AFBR has identified 5 major trends which will shape the food and beverage industry in terms of consumer tastes and preferences, as well as identify the major factiors that can influence consumer purchasing decisions in the future.
The Asia Pacific region will see a growing number of consumers who belong to the middle age to senior category (i.e. 45 and above) by 2040, and with that, there will be increasing demand for products that cater to these consumer groups, i.e. products which are easily digestible and with high fiber, high protein and other nutrients and yet do not compromise in terms of taste. This is because the senior citizens in the cities will have higher disposable incomes compared to the general population but they would not want to compromise the pleasure of food.
Affordability gains precedence
With rising cost of living, consumers seek products that are ‘value for money’ i.e. affordable to their pockets, and this will become even more important in the future as the global population reach 10 billion in 2050. With limited resources, prices of goods and services will only go up, and consumers have to carefully select products that match to their limited budgets.
Shopping will become a more ‘painful’ and time-consuming activity as consumers will spend more time reading on product labels and evaluate its nutritional and other benefits against prices before making their purchasing decisions.
Linking Technology with Food
The near future will witness the proliferation of new technologies including AI to influence consumer purchasing decisions as well as their opinion of certain brands of food and beverages. As consumers seek more information, the availability of AI or online platform that can provide complete information from prices to nutritional contents, product/variants availability to store locations etc. will certainly be helpful in the future. The use of robots and vending machines to prepare and deliver food will also reduce consumer interactions with vendors or retailers, as such it is very important for brands to build their product awareness not just on the retail shelves, but via various online and other platforms.
Balancing Health with Taste
Presently, there is an increasing emphasis on using healthy ingredients in food products, however majority of consumers in the Asia Pacific region still value taste more than health. It will be a bonus if a product can offer both health as well as good taste. However, a product that is very healthy but fail in the ‘taste’ test will certainly end up in failure. In the future, even products which belong to the category of ‘special medical foods’ require a little bit of ‘cosmetic’ and ‘taste’ boost to attract consumption by modern ‘choosy’ consumers.
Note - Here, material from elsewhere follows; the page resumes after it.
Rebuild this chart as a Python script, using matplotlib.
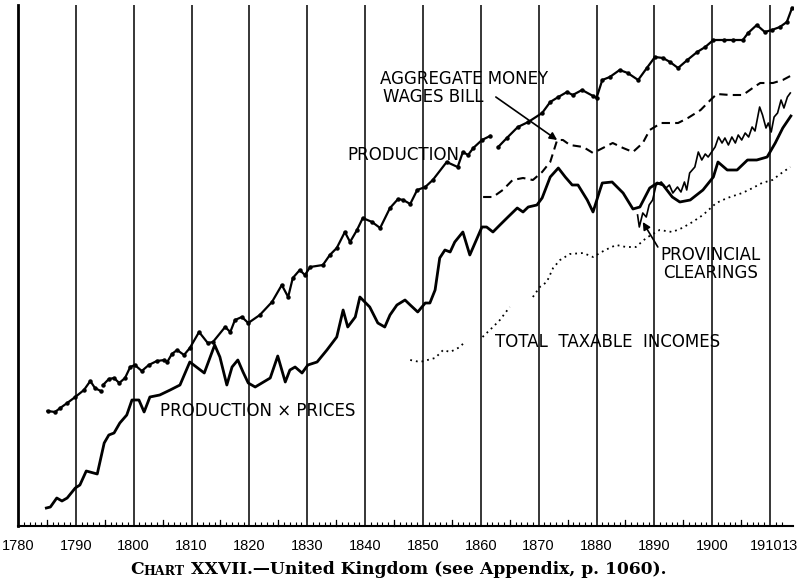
import numpy as np
import matplotlib
matplotlib.use('Agg')
import matplotlib.pyplot as plt
import matplotlib.transforms as mtrans

# values are heights on the chart's (unlabelled) ratio scale
prod_years = [1785.1, 1786.4, 1787.3, 1788.5, 1789.9, 1791.4, 1792.5, 1793.3, 1794.3, 1794.5,
              1794.7, 1795.7, 1796.6, 1797.5, 1798.5, 1799.4, 1800.2, 1801.4, 1802.6, 1804.0,
              1805.3, 1805.8, 1806.6, 1807.5, 1808.7, 1809.7, 1811.3, 1812.8, 1813.7, 1815.8,
              1816.7, 1817.5, 1818.7, 1819.8, 1821.8, 1823.9, 1825.6, 1826.7, 1827.5, 1828.7,
              1829.6, 1830.5, 1832.7, 1833.9, 1835.1, 1836.5, 1837.4, 1838.6, 1839.6, 1841.2,
              1842.6, 1844.3, 1845.7, 1846.6, 1847.8, 1849.0, 1850.4, 1851.7, 1854.1, 1856.0,
              1856.9, 1857.8, 1858.7, 1860.2, 1861.6, 1862.3,
              1863.0, 1864.5, 1866.4, 1868.2, 1870.6, 1872.0, 1873.4, 1874.9, 1875.9, 1877.5,
              1879.4, 1880.0, 1881.0, 1882.3, 1884.0, 1885.4, 1887.2, 1888.7, 1890.1, 1891.5,
              1892.7, 1894.1, 1895.7, 1897.4, 1898.8, 1900.2, 1902.0, 1903.6, 1905.3, 1906.2,
              1907.7, 1909.1, 1910.3, 1911.7, 1912.9, 1913.8]
prod_vals = [115, 114, 118, 123, 129, 136, 145, 138, 135, np.nan,
             141, 147, 148, 143, 148, 159, 161, 155, 161, 165,
             166, 164, 172, 176, 171, 178, 194, 183, 184, 199,
             194, 206, 209, 203, 211, 224, 241, 229, 248, 256,
             251, 259, 261, 271, 278, 294, 284, 296, 308, 304,
             298, 318, 327, 326, 322, 336, 339, 346, 364, 359,
             374, 371, 378, 386, 390, np.nan,
             379, 388, 399, 404, 413, 424, 429, 434, 431, 436,
             430, 428, 446, 449, 456, 453, 446, 458, 469, 468,
             464, 458, 466, 474, 479, 486, 486, 486, 486, 493,
             501, 494, 496, 499, 504, 518]

pxp_years = [1784.9, 1785.6, 1786.7, 1787.6, 1788.5, 1789.9, 1790.7, 1791.8, 1793.7, 1794.9,
             1795.7, 1796.6, 1797.6, 1798.8, 1799.7, 1800.9, 1801.8, 1802.8, 1804.5, 1806.3,
             1808.0, 1809.7, 1812.2, 1814.0, 1814.9, 1816.1, 1817.0, 1818.0, 1818.9, 1819.8,
             1821.0, 1823.6, 1824.9, 1826.2, 1827.0, 1827.9, 1829.1, 1830.1, 1831.7, 1833.4,
             1835.1, 1836.2, 1837.0, 1838.3, 1839.1, 1840.8, 1842.2, 1843.4, 1844.3, 1845.5,
             1846.9, 1847.8, 1849.1, 1850.4, 1851.2, 1852.1, 1852.9, 1853.8, 1854.7, 1855.5,
             1856.9, 1858.1, 1860.2, 1861.0, 1862.1, 1863.3, 1864.7, 1866.3, 1867.3, 1868.2,
             1869.7, 1870.6, 1872.0, 1873.4, 1874.6, 1875.8, 1876.8, 1878.4, 1879.4, 1880.6,
             1881.0, 1882.7, 1884.6, 1886.3, 1887.5, 1889.2, 1890.5, 1891.5, 1893.1, 1894.4,
             1896.2, 1898.4, 1900.2, 1901.0, 1902.6, 1904.3, 1906.1, 1907.7, 1909.5, 1910.9,
             1912.2, 1913.6]
pxp_vals = [18, 19, 28, 25, 28, 38, 41, 55, 52, 83,
            91, 93, 103, 111, 126, 126, 114, 129, 131, 136,
            141, 164, 153, 181, 169, 141, 159, 166, 154, 143,
            139, 148, 170, 144, 156, 159, 153, 161, 164, 176,
            189, 216, 199, 209, 229, 219, 203, 199, 211, 221,
            226, 221, 214, 223, 223, 236, 268, 276, 274, 284,
            294, 271, 299, 299, 294, 301, 309, 318, 314, 319,
            321, 328, 349, 358, 349, 341, 341, 326, 314, 336,
            343, 344, 333, 317, 319, 338, 343, 341, 329, 324,
            326, 336, 349, 364, 356, 356, 366, 366, 369, 383,
            398, 410]

wages_years = [1860.4, 1862.1, 1863.8, 1865.5, 1867.3, 1869.0, 1870.6, 1872.0, 1873.2, 1874.2,
               1875.4, 1877.7, 1879.4, 1881.1, 1882.8, 1884.6, 1886.3, 1888.0, 1889.2, 1891.2,
               1894.1, 1895.8, 1898.0, 1899.7, 1900.8, 1903.1, 1905.3, 1907.0, 1908.3, 1910.5,
               1912.2, 1913.5]
wages_vals = [329, 329, 336, 346, 348, 346, 354, 364, 386, 386,
              381, 379, 373, 378, 383, 378, 374, 383, 396, 403,
              403, 408, 416, 426, 432, 431, 431, 438, 443, 443,
              446, 450]

income_years = [1842.6, 1843.1, 1847.8, 1849.5, 1852.1, 1853.5, 1854.7, 1856.4, 1857.2, 1858.5,
                1860.3, 1862.1, 1863.3, 1865.0, 1867.0,
                1869.0, 1870.2, 1871.4, 1872.5, 1873.7, 1875.4, 1877.7, 1879.4, 1881.5, 1883.4,
                1885.1, 1886.8, 1888.6, 1890.9, 1893.1, 1894.8, 1896.6, 1898.4, 1900.7, 1902.6,
                1905.2, 1907.0, 1908.6, 1910.4, 1912.0, 1913.5]
income_vals = [163, np.nan, 166, 164, 168, 176, 174, 179, 184, np.nan,
               189, 199, 206, 219, np.nan,
               229, 239, 244, 258, 266, 272, 273, 269, 276, 281,
               279, 279, 288, 296, 294, 298, 304, 311, 323, 328,
               333, 338, 343, 346, 353, 359]

clear_years = [1887.1, 1887.4, 1888.0, 1888.6, 1889.1, 1889.7, 1890.3, 1891.2, 1892.0, 1892.6,
               1893.2, 1894.0, 1894.6, 1895.2, 1895.6, 1896.1, 1897.0, 1897.6, 1898.2, 1898.8,
               1899.3, 1899.9, 1900.5, 1901.1, 1901.7, 1902.2, 1902.8, 1903.4, 1904.0, 1904.5,
               1905.1, 1905.7, 1906.3, 1906.9, 1907.4, 1908.2, 1908.7, 1909.3, 1909.7, 1910.2,
               1910.7, 1911.3, 1911.9, 1912.4, 1913.0, 1913.5]
clear_vals = [311, 299, 313, 309, 321, 326, 341, 344, 338, 341,
              333, 339, 334, 344, 336, 353, 359, 374, 366, 372,
              369, 374, 379, 389, 383, 388, 381, 389, 383, 391,
              386, 393, 389, 399, 395, 419, 411, 398, 403, 394,
              409, 413, 426, 418, 429, 433]

decades = list(range(1790, 1911, 10))
tick_pos = list(range(1780, 1911, 10)) + [1913]
tick_lab = [str(y) for y in range(1780, 1911, 10)] + ['13']

fig = plt.figure(figsize=(8.02, 5.80), dpi=100)
ax = fig.add_axes([18 / 802, 54 / 580, 775 / 802, 521 / 580])
ax.set_xlim(1780, 1780 + 775 / 5.785)
ax.set_ylim(0, 521)

for d in decades:
    ax.axvline(d, color='k', lw=1.1, zorder=1)

ax.plot(prod_years, prod_vals, color='k', lw=1.6, marker='o', ms=2.2, zorder=3)
ax.plot(pxp_years, pxp_vals, color='k', lw=2.0, zorder=3)
ax.plot(wages_years, wages_vals, color='k', lw=1.5, ls=(0, (4, 2.5)), zorder=3)
ax.plot(income_years, income_vals, color='k', lw=1.3, ls=(0, (1, 2.2)), zorder=3)
ax.plot(clear_years, clear_vals, color='k', lw=1.2, zorder=3)

for s in ['top', 'right']:
    ax.spines[s].set_visible(False)
ax.spines['left'].set_linewidth(2.0)
ax.spines['bottom'].set_linewidth(1.5)

ax.set_yticks([])
ax.set_xticks(tick_pos)
ax.set_xticklabels(tick_lab, fontsize=10.5, family='Liberation Sans')
ax.set_xticks(range(1780, 1914), minor=True)
ax.tick_params(axis='x', which='major', length=0, pad=9)
ax.tick_params(axis='x', which='minor', direction='in', length=3, width=0.8)
# "1910" and "13" sit close together: nudge them apart a little
labels = ax.get_xticklabels()
labels[-2].set_transform(labels[-2].get_transform() + mtrans.ScaledTranslation(-4 / 100, 0, fig.dpi_scale_trans))
labels[-1].set_transform(labels[-1].get_transform() + mtrans.ScaledTranslation(3 / 100, 0, fig.dpi_scale_trans))
# longer ticks every five years
for y in range(1785, 1914, 10):
    ax.plot([y, y], [0, 6], color='k', lw=0.9, clip_on=False, zorder=2)

lab = dict(fontsize=12, family='DejaVu Sans', color='k')
ax.text(1842.6, 442, 'AGGREGATE MONEY', **lab)
ax.text(1843.1, 424, 'WAGES BILL', **lab)
ax.text(1836.9, 366, 'PRODUCTION', **lab)
ax.text(1804.5, 110, 'PRODUCTION × PRICES', **lab)
ax.text(1862.5, 179, 'TOTAL  TAXABLE  INCOMES', **lab)
ax.text(1891.0, 266, 'PROVINCIAL', **lab)
ax.text(1891.5, 248, 'CLEARINGS', **lab)

arr = dict(arrowstyle='-|>', color='k', lw=1.2, mutation_scale=11, shrinkA=0, shrinkB=0)
ax.annotate('', xy=(1873.2, 386), xytext=(1862.6, 429), arrowprops=arr)
ax.annotate('', xy=(1888.0, 304), xytext=(1890.6, 279), arrowprops=arr)

# caption with small caps "CHART"
cap = dict(family='DejaVu Serif', weight='bold', color='k')
t1 = fig.text(130 / 802, 1 - 574 / 580, 'C', fontsize=12.3, **cap)
t2 = ax.annotate('HART', xy=(1, 0), xycoords=t1, va='bottom', ha='left', fontsize=9, **cap)
ax.annotate(' XXVII.—United Kingdom (see Appendix, p. 1060).', xy=(1, 0), xycoords=t2,
            va='bottom', ha='left', fontsize=12.3, **cap)

fig.savefig('out.png', dpi=100)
Creating Positive Identity with Foods
In the modern times, food is no longer considered as a necessity. It has also become part of an individual identity. Certain foods relate to certain personalities, for example branded whisky relates to sophisticated affluent consumers of high status or background.
Whereas, consumers could ban the consumption of certain food and products entirely just because it came from a country or institution which does not share its ideals. For example, the recent Israeli-Palestinian war leads to many muslim consumers refraining from consuming products that come from Israel or manufactured by jewish-owned companies.
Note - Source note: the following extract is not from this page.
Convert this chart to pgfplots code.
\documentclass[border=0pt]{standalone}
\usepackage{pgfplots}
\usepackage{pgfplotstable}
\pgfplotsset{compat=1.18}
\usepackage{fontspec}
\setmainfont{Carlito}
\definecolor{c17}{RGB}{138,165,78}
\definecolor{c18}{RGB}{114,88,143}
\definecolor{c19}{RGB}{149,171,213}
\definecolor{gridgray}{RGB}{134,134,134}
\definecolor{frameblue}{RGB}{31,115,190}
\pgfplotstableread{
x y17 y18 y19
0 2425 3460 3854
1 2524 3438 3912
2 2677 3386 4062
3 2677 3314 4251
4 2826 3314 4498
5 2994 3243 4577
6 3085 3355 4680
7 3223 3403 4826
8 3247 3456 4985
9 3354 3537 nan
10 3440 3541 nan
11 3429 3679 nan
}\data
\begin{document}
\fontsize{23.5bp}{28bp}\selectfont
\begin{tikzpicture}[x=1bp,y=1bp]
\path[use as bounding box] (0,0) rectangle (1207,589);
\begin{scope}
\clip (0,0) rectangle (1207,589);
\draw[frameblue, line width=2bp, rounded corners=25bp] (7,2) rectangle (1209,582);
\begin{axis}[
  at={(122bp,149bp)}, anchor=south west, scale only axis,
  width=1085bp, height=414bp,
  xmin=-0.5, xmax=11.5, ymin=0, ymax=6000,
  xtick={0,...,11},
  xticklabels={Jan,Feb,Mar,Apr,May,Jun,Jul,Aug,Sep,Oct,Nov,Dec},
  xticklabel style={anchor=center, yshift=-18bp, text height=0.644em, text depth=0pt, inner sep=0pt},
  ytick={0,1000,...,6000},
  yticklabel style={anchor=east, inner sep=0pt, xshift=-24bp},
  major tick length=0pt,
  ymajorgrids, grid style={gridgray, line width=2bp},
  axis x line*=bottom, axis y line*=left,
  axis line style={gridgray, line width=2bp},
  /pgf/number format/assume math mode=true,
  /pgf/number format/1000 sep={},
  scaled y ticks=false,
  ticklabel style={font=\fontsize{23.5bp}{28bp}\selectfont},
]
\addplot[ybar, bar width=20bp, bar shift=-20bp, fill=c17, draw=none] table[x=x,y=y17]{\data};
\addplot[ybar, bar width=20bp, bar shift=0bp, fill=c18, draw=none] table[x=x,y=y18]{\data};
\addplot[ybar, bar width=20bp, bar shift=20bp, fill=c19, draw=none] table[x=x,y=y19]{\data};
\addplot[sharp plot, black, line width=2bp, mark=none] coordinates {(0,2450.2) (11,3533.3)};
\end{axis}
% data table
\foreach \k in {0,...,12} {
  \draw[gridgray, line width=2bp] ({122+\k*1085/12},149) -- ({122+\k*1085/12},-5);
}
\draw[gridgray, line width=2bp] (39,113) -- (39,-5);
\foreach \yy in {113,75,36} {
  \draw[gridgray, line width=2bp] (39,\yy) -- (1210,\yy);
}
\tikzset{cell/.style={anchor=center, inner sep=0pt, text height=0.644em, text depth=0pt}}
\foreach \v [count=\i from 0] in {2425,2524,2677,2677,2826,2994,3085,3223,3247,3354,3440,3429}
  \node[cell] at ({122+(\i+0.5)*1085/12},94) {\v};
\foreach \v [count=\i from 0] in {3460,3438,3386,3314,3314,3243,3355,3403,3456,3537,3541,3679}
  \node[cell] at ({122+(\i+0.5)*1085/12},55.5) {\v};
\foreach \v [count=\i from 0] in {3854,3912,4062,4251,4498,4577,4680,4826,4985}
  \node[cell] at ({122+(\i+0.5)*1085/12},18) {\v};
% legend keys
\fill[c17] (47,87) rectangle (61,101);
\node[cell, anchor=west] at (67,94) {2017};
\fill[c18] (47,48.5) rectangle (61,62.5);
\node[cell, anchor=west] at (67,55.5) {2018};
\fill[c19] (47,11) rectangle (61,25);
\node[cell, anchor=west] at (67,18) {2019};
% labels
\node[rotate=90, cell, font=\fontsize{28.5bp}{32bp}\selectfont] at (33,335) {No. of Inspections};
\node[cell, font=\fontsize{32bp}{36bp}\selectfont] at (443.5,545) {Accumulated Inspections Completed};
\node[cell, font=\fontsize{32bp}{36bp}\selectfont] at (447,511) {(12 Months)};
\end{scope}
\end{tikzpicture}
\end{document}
In addition, there is a strong ‘Green’ movement of consumers who will adopt food products that are produced sustainably for example, organic fruits and plant-based food and beverages.
Food is no longer just a tool for survival but it can also be a voice for the future. Businesses should focus on creating unique positive identities for their food and beverage products.
As such, food and beverage manufacturers must be constantly aware of these trends and fast to react to market changes, amidst the growing uncertain climate and political instability, in order to ensure long term success of their products in the marketplace.